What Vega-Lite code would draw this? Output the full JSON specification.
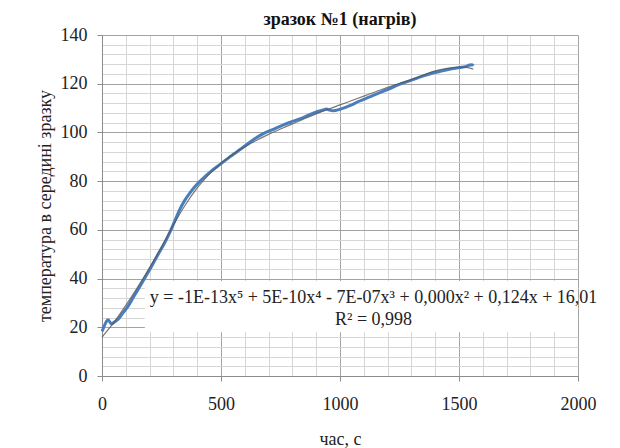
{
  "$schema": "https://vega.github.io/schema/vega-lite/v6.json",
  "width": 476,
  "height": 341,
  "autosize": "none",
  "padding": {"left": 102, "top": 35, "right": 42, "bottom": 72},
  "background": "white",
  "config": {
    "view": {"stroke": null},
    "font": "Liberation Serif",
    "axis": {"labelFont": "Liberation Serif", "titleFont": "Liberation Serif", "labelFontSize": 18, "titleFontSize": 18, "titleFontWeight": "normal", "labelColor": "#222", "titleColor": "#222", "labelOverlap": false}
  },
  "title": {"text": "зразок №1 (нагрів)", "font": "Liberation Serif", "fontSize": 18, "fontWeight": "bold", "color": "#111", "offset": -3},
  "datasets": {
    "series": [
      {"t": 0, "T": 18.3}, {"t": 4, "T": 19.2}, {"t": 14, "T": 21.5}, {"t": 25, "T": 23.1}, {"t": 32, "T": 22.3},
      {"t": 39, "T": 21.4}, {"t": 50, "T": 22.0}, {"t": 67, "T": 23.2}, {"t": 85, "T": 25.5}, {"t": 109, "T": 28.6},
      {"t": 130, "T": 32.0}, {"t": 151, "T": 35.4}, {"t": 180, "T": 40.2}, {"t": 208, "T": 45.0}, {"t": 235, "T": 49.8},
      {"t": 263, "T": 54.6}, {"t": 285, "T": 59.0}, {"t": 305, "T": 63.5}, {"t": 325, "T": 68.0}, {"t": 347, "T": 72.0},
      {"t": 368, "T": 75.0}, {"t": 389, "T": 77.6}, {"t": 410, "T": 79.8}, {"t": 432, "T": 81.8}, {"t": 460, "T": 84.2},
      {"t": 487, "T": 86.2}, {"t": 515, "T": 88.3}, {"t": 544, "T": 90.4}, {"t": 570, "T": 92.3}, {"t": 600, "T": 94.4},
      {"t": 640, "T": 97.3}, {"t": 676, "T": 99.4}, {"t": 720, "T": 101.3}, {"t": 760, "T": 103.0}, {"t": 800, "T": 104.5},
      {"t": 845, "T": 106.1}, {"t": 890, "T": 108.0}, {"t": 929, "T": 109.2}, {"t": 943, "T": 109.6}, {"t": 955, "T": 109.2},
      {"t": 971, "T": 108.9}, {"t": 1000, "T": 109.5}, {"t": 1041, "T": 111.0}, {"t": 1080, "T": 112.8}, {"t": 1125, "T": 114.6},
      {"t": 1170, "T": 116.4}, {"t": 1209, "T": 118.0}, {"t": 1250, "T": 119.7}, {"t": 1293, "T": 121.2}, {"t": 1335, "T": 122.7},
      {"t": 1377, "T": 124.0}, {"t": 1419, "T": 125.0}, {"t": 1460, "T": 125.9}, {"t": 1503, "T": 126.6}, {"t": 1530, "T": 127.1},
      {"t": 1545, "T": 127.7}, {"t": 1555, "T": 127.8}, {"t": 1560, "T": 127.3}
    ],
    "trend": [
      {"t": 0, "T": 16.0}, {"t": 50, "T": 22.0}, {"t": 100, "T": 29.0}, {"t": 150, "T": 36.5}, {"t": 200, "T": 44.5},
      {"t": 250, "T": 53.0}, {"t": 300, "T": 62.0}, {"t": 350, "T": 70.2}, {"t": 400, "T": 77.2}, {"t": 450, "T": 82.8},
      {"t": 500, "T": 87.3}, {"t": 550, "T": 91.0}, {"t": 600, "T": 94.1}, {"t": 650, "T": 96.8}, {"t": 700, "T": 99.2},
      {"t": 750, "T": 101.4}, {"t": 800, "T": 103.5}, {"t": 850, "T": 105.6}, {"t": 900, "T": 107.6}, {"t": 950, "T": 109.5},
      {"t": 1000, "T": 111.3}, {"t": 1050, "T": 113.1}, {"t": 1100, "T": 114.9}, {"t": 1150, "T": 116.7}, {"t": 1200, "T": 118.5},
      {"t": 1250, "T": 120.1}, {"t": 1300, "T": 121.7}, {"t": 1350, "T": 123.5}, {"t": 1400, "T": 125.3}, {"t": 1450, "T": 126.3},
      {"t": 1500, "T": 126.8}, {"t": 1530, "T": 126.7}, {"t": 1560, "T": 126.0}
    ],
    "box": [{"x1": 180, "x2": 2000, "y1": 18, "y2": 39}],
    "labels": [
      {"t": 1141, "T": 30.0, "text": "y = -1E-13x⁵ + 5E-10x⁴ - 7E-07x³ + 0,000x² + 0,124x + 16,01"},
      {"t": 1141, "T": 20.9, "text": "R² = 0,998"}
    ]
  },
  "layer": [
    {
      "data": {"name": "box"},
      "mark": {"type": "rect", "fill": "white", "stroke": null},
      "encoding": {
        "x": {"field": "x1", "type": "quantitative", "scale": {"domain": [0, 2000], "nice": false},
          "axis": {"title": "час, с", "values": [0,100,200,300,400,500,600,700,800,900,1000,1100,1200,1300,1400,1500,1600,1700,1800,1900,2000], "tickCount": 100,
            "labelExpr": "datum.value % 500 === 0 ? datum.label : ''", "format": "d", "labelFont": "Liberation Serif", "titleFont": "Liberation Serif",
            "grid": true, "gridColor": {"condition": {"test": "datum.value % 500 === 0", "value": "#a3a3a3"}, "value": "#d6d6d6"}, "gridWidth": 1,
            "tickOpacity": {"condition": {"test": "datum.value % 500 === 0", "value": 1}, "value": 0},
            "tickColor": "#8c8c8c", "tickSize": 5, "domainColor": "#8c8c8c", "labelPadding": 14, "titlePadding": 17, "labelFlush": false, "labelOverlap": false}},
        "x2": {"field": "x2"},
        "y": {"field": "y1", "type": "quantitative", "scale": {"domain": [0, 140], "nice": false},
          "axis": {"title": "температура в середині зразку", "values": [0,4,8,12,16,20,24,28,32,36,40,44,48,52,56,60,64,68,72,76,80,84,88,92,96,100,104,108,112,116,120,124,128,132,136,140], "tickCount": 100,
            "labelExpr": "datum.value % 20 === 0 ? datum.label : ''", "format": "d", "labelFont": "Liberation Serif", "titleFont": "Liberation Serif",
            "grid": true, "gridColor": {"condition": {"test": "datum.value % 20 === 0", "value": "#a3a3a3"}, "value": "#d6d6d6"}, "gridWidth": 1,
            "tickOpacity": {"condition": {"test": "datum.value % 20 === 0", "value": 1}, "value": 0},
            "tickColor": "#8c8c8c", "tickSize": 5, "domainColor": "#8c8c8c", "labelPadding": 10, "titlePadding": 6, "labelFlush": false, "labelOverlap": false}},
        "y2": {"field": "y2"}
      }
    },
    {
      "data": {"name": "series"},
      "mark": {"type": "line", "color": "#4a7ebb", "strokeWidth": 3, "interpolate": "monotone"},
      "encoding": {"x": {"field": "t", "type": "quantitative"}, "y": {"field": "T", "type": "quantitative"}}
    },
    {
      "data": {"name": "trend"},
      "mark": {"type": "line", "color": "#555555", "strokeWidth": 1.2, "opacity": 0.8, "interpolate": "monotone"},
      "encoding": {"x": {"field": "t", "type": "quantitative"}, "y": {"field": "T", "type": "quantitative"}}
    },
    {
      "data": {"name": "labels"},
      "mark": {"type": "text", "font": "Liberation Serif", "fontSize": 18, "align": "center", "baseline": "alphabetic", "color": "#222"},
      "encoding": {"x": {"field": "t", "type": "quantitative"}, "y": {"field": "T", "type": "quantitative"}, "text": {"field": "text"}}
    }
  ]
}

______________________________

* [WHAT IS ASKED]
Transcribe the material as is, with images omitted.

* [THE REPLY]
What Vega-Lite code would draw this? Output the full JSON specification.
{
  "$schema": "https://vega.github.io/schema/vega-lite/v6.json",
  "width": 476,
  "height": 341,
  "autosize": "none",
  "padding": {"left": 102, "top": 35, "right": 42, "bottom": 72},
  "background": "white",
  "config": {
    "view": {"stroke": null},
    "font": "Liberation Serif",
    "axis": {"labelFont": "Liberation Serif", "titleFont": "Liberation Serif", "labelFontSize": 18, "titleFontSize": 18, "titleFontWeight": "normal", "labelColor": "#222", "titleColor": "#222", "labelOverlap": false}
  },
  "title": {"text": "зразок №1 (нагрів)", "font": "Liberation Serif", "fontSize": 18, "fontWeight": "bold", "color": "#111", "offset": -3},
  "datasets": {
    "series": [
      {"t": 0, "T": 18.3}, {"t": 4, "T": 19.2}, {"t": 14, "T": 21.5}, {"t": 25, "T": 23.1}, {"t": 32, "T": 22.3},
      {"t": 39, "T": 21.4}, {"t": 50, "T": 22.0}, {"t": 67, "T": 23.2}, {"t": 85, "T": 25.5}, {"t": 109, "T": 28.6},
      {"t": 130, "T": 32.0}, {"t": 151, "T": 35.4}, {"t": 180, "T": 40.2}, {"t": 208, "T": 45.0}, {"t": 235, "T": 49.8},
      {"t": 263, "T": 54.6}, {"t": 285, "T": 59.0}, {"t": 305, "T": 63.5}, {"t": 325, "T": 68.0}, {"t": 347, "T": 72.0},
      {"t": 368, "T": 75.0}, {"t": 389, "T": 77.6}, {"t": 410, "T": 79.8}, {"t": 432, "T": 81.8}, {"t": 460, "T": 84.2},
      {"t": 487, "T": 86.2}, {"t": 515, "T": 88.3}, {"t": 544, "T": 90.4}, {"t": 570, "T": 92.3}, {"t": 600, "T": 94.4},
      {"t": 640, "T": 97.3}, {"t": 676, "T": 99.4}, {"t": 720, "T": 101.3}, {"t": 760, "T": 103.0}, {"t": 800, "T": 104.5},
      {"t": 845, "T": 106.1}, {"t": 890, "T": 108.0}, {"t": 929, "T": 109.2}, {"t": 943, "T": 109.6}, {"t": 955, "T": 109.2},
      {"t": 971, "T": 108.9}, {"t": 1000, "T": 109.5}, {"t": 1041, "T": 111.0}, {"t": 1080, "T": 112.8}, {"t": 1125, "T": 114.6},
      {"t": 1170, "T": 116.4}, {"t": 1209, "T": 118.0}, {"t": 1250, "T": 119.7}, {"t": 1293, "T": 121.2}, {"t": 1335, "T": 122.7},
      {"t": 1377, "T": 124.0}, {"t": 1419, "T": 125.0}, {"t": 1460, "T": 125.9}, {"t": 1503, "T": 126.6}, {"t": 1530, "T": 127.1},
      {"t": 1545, "T": 127.7}, {"t": 1555, "T": 127.8}, {"t": 1560, "T": 127.3}
    ],
    "trend": [
      {"t": 0, "T": 16.0}, {"t": 50, "T": 22.0}, {"t": 100, "T": 29.0}, {"t": 150, "T": 36.5}, {"t": 200, "T": 44.5},
      {"t": 250, "T": 53.0}, {"t": 300, "T": 62.0}, {"t": 350, "T": 70.2}, {"t": 400, "T": 77.2}, {"t": 450, "T": 82.8},
      {"t": 500, "T": 87.3}, {"t": 550, "T": 91.0}, {"t": 600, "T": 94.1}, {"t": 650, "T": 96.8}, {"t": 700, "T": 99.2},
      {"t": 750, "T": 101.4}, {"t": 800, "T": 103.5}, {"t": 850, "T": 105.6}, {"t": 900, "T": 107.6}, {"t": 950, "T": 109.5},
      {"t": 1000, "T": 111.3}, {"t": 1050, "T": 113.1}, {"t": 1100, "T": 114.9}, {"t": 1150, "T": 116.7}, {"t": 1200, "T": 118.5},
      {"t": 1250, "T": 120.1}, {"t": 1300, "T": 121.7}, {"t": 1350, "T": 123.5}, {"t": 1400, "T": 125.3}, {"t": 1450, "T": 126.3},
      {"t": 1500, "T": 126.8}, {"t": 1530, "T": 126.7}, {"t": 1560, "T": 126.0}
    ],
    "box": [{"x1": 180, "x2": 2000, "y1": 18, "y2": 39}],
    "labels": [
      {"t": 1141, "T": 30.0, "text": "y = -1E-13x⁵ + 5E-10x⁴ - 7E-07x³ + 0,000x² + 0,124x + 16,01"},
      {"t": 1141, "T": 20.9, "text": "R² = 0,998"}
    ]
  },
  "layer": [
    {
      "data": {"name": "box"},
      "mark": {"type": "rect", "fill": "white", "stroke": null},
      "encoding": {
        "x": {"field": "x1", "type": "quantitative", "scale": {"domain": [0, 2000], "nice": false},
          "axis": {"title": "час, с", "values": [0,100,200,300,400,500,600,700,800,900,1000,1100,1200,1300,1400,1500,1600,1700,1800,1900,2000], "tickCount": 100,
            "labelExpr": "datum.value % 500 === 0 ? datum.label : ''", "format": "d", "labelFont": "Liberation Serif", "titleFont": "Liberation Serif",
            "grid": true, "gridColor": {"condition": {"test": "datum.value % 500 === 0", "value": "#a3a3a3"}, "value": "#d6d6d6"}, "gridWidth": 1,
            "tickOpacity": {"condition": {"test": "datum.value % 500 === 0", "value": 1}, "value": 0},
            "tickColor": "#8c8c8c", "tickSize": 5, "domainColor": "#8c8c8c", "labelPadding": 14, "titlePadding": 17, "labelFlush": false, "labelOverlap": false}},
        "x2": {"field": "x2"},
        "y": {"field": "y1", "type": "quantitative", "scale": {"domain": [0, 140], "nice": false},
          "axis": {"title": "температура в середині зразку", "values": [0,4,8,12,16,20,24,28,32,36,40,44,48,52,56,60,64,68,72,76,80,84,88,92,96,100,104,108,112,116,120,124,128,132,136,140], "tickCount": 100,
            "labelExpr": "datum.value % 20 === 0 ? datum.label : ''", "format": "d", "labelFont": "Liberation Serif", "titleFont": "Liberation Serif",
            "grid": true, "gridColor": {"condition": {"test": "datum.value % 20 === 0", "value": "#a3a3a3"}, "value": "#d6d6d6"}, "gridWidth": 1,
            "tickOpacity": {"condition": {"test": "datum.value % 20 === 0", "value": 1}, "value": 0},
            "tickColor": "#8c8c8c", "tickSize": 5, "domainColor": "#8c8c8c", "labelPadding": 10, "titlePadding": 6, "labelFlush": false, "labelOverlap": false}},
        "y2": {"field": "y2"}
      }
    },
    {
      "data": {"name": "series"},
      "mark": {"type": "line", "color": "#4a7ebb", "strokeWidth": 3, "interpolate": "monotone"},
      "encoding": {"x": {"field": "t", "type": "quantitative"}, "y": {"field": "T", "type": "quantitative"}}
    },
    {
      "data": {"name": "trend"},
      "mark": {"type": "line", "color": "#555555", "strokeWidth": 1.2, "opacity": 0.8, "interpolate": "monotone"},
      "encoding": {"x": {"field": "t", "type": "quantitative"}, "y": {"field": "T", "type": "quantitative"}}
    },
    {
      "data": {"name": "labels"},
      "mark": {"type": "text", "font": "Liberation Serif", "fontSize": 18, "align": "center", "baseline": "alphabetic", "color": "#222"},
      "encoding": {"x": {"field": "t", "type": "quantitative"}, "y": {"field": "T", "type": "quantitative"}, "text": {"field": "text"}}
    }
  ]
}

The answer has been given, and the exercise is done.